The easy money era (which started shortly after the Lehman Brothers bankruptcy in September 2008) had been well established when Amazon decided it had mastered e-commerce enough to take on the physical world. Its plans to expand into bookstores was a rumor for years and finally happened in 2015. The media went wild. According to one well-circulated story, the retailer planned to open as many as 400 bookstores. Instead, the eRetail and cloud computing leader closed 68 stores last March, including not only bookstores but also pop-ups and so-called four-star stores. It continues to operate its Whole Foods grocery subsidiary, which has 500 U.S. locations, and other food stores.

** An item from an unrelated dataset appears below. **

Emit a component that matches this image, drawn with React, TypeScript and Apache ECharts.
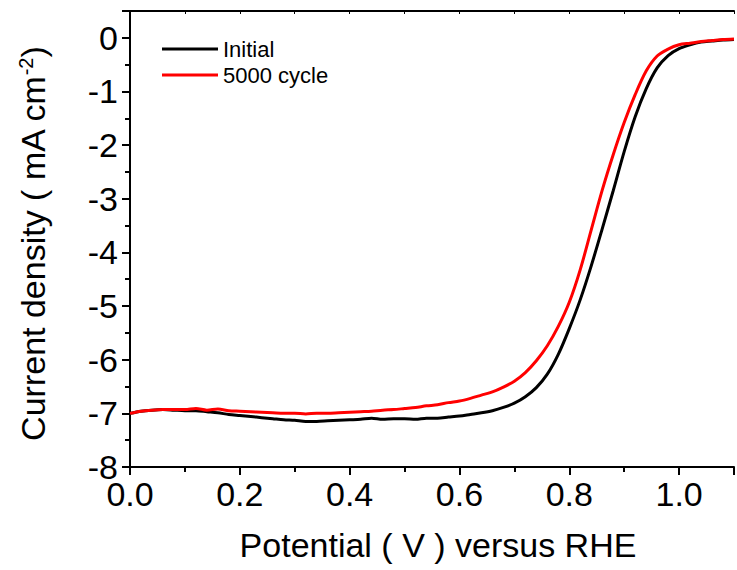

Amazon said in a statement that it was “committed to building great, long-term physical retail experiences and technologies.”
“High rates are painful for almost everyone, but they are particularly painful for Silicon Valley,” said Kairong Xiao, an associate professor of finance at Columbia Business School. “I expect more layoffs and investment cuts unless the Fed reverses its tightening.”
Addendum (Feb 26, 2023):
Ericsson will lay off 8,500 employees globally as part of its plan to cut costs, according to a memo sent to employees and seen by Reuters. “The way headcount reductions will be managed will differ depending on local country practice,” Chief Executive Borje Ekholm wrote in the memo. “In several countries the headcount reductions have already been communicated this week,” he said. “It is our obligation to take this cost out to remain competitive,” Ekholm said in the memo. “Our biggest enemy right now may be complacency.”